The team, from Dyal Singh Public School in Karnal, northern India, was participating in an initiative known as the International Astronomical Search Collaboration when it made the discoveries, the Hindustan Times reported.
The IASC is a program launched in 2006 that provides high-quality astronomical data to citizen scientists around the world at no cost. These citizen scientists, which include teams from schools (elementary through college) and community groups around the world, are then able to make original discoveries of astronomical objects.
The data the program uses is collected by telescopes located in Hawaii and elsewhere that continuously scan the sky in search of minor astronomical objects.
Of the 11 solar system objects uncovered by the team of students and teachers at Dyal Singh Public School, the IASC has recognized one as a provisional MBA discovery.

Diksha, a student at the school, spotted the object in data provided by the Pan-STARRS telescope located at Haleakala Observatory.
Newsweek has contacted the Dyal Singh Public School and the IASC for comment via email.
"The International Astronomical Search Collaboration project distributes fresh time-lapse images of the sky from these telescopes along with free software, and invites participants to hunt in the images for moving objects," said a description of the program on NASA's website.
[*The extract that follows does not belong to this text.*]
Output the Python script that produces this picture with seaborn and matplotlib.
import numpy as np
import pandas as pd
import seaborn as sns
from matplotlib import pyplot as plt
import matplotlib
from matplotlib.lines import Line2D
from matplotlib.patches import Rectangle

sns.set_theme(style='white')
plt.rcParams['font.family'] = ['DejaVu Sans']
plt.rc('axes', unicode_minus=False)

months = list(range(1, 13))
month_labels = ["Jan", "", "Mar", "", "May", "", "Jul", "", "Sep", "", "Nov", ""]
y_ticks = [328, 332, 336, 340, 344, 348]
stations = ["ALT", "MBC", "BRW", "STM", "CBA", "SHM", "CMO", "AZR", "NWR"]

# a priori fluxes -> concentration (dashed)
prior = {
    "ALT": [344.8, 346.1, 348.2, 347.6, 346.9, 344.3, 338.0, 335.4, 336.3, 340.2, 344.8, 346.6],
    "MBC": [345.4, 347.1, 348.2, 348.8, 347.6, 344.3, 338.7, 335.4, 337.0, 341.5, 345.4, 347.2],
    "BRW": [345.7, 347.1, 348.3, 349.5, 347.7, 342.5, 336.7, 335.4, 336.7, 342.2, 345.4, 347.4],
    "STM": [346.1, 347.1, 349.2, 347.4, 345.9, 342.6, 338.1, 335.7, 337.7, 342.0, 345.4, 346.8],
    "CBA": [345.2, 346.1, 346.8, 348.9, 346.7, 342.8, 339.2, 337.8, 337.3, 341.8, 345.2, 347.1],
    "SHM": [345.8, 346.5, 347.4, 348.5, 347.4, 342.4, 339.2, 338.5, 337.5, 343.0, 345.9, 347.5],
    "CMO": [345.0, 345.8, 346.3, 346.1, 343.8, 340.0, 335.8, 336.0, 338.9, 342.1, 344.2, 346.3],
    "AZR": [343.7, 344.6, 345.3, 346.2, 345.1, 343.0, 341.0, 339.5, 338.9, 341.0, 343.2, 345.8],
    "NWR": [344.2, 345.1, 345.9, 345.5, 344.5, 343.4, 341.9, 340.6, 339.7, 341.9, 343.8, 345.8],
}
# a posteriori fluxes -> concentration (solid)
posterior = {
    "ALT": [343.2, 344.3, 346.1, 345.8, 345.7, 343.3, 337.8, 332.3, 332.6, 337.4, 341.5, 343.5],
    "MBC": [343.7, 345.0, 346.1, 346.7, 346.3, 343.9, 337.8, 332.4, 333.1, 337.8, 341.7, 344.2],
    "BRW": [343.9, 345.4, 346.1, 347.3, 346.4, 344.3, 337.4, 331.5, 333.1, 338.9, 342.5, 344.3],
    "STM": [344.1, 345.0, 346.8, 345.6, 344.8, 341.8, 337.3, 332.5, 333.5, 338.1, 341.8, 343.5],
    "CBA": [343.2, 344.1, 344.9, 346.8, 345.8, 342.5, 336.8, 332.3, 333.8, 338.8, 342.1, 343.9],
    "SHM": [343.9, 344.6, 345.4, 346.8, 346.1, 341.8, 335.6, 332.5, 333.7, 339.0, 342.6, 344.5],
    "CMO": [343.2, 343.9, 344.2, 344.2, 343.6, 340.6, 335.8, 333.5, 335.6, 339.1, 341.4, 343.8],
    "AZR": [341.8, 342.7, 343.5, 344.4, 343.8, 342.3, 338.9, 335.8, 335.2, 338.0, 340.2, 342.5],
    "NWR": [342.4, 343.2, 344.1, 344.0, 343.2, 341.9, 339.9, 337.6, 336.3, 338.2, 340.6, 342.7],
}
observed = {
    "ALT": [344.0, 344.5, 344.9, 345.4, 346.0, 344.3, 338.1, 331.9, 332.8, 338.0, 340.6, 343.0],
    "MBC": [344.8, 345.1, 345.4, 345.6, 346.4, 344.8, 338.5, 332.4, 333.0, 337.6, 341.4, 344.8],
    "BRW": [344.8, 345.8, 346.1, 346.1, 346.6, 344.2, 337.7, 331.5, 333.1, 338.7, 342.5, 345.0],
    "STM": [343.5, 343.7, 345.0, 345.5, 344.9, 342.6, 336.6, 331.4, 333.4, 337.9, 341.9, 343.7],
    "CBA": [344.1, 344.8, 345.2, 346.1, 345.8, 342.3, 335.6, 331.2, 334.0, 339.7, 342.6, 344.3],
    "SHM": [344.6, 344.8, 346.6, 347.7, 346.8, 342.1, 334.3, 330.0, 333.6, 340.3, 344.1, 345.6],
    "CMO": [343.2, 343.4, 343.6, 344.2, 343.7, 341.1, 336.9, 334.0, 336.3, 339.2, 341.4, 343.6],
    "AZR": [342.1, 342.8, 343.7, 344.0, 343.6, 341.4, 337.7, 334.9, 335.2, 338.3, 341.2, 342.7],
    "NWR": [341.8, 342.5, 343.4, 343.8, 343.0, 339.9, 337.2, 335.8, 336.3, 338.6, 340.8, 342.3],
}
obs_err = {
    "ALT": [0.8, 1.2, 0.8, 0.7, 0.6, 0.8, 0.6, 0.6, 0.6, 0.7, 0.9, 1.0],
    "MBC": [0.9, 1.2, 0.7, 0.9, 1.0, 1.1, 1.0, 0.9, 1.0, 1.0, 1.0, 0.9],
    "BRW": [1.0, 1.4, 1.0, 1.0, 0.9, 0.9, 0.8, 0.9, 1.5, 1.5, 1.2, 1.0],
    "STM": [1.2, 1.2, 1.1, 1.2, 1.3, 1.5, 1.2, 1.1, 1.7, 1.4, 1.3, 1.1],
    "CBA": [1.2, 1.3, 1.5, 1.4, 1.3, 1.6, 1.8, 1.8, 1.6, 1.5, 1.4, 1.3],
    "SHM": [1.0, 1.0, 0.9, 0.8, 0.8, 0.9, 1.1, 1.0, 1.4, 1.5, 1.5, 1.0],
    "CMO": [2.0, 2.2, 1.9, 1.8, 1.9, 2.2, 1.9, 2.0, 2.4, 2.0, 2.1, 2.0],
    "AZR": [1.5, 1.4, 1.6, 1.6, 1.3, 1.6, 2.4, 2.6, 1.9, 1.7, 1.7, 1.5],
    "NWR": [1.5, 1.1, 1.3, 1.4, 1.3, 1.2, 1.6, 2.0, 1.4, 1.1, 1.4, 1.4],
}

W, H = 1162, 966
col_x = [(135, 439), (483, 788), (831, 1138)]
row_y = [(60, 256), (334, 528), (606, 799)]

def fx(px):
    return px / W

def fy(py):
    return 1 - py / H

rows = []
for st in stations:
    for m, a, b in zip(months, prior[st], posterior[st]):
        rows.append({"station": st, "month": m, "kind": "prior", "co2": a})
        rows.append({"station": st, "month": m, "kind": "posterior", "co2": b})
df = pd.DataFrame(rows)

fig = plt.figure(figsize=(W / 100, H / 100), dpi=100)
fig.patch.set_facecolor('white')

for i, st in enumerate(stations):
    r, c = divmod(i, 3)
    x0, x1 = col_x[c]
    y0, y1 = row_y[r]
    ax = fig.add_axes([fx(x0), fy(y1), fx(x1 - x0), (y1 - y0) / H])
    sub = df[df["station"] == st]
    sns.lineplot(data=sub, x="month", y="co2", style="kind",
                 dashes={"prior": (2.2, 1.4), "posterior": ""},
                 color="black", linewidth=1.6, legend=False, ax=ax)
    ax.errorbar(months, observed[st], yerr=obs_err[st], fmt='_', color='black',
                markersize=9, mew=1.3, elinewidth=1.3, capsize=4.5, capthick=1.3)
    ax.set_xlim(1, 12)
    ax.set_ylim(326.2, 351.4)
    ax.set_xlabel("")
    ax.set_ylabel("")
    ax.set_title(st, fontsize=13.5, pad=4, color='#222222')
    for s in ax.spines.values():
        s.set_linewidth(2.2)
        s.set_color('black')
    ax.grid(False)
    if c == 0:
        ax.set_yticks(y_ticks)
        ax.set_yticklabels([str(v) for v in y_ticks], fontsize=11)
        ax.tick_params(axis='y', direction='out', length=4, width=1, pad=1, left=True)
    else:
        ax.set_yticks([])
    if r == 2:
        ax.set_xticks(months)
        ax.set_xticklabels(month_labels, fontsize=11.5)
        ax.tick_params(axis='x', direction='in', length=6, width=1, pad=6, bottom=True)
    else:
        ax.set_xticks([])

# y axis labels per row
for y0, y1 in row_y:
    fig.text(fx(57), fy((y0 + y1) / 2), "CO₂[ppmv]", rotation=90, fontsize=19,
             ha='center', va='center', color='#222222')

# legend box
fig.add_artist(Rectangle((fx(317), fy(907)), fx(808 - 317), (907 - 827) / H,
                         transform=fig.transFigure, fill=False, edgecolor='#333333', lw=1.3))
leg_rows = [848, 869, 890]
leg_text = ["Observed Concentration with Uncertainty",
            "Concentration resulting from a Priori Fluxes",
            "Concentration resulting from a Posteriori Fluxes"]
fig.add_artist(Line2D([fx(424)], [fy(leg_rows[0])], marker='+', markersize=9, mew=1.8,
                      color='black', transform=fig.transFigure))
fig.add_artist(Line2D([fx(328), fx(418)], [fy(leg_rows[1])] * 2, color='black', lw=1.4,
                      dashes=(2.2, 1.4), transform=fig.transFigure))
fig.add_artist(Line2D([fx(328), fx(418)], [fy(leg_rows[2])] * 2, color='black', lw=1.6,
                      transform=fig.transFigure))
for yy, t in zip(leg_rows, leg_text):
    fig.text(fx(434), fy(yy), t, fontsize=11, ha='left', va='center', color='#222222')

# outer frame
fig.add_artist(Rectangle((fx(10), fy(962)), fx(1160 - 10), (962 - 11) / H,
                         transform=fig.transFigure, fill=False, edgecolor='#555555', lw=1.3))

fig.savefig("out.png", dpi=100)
The vast majority of finds that the program has identified are represented by asteroids. These objects might be MBAs, near-Earth objects (NEOs), or trans-Neptunian objects (TNOs).
MBAs are asteroids that orbit the sun within the asteroid belt, a region located between the orbits of Mars and Jupiter, about 2.1 to 3.3 astronomical units (roughly 195 to 307 million miles) from our star.
These asteroids vary widely in size, from tiny pebbles to large bodies, such as Ceres—the largest asteroid and a dwarf planet—which has an average diameter of about 590 miles. The main belt contains millions of asteroids, thought to be remnants from the early solar system that never coalesced into a planet because of Jupiter's strong gravitational influence.
NEOs are small solar system bodies whose orbits around the sun bring them within 1.3 astronomical units (about 120 million miles) of our star, meaning they can come close to or cross Earth's orbit. The vast majority of known NEOs are asteroids, but a fraction of 1 percent is represented by comets.
TNOs are icy celestial bodies that orbit the sun beyond the orbit of Neptune at distances greater than 30 astronomical units (about 2.8 billion miles). They include objects in the Kuiper Belt, such as Pluto and Eris, and more distant regions, such as the scattered disk and the Oort cloud. TNOs are thought to be remnants from the early solar system.
Since launching in 2006, the IASC has made thousands of provisional asteroid discoveries, dozens of which have been numbered and placed in the world's official minor bodies catalog maintained by the International Astronomical Union.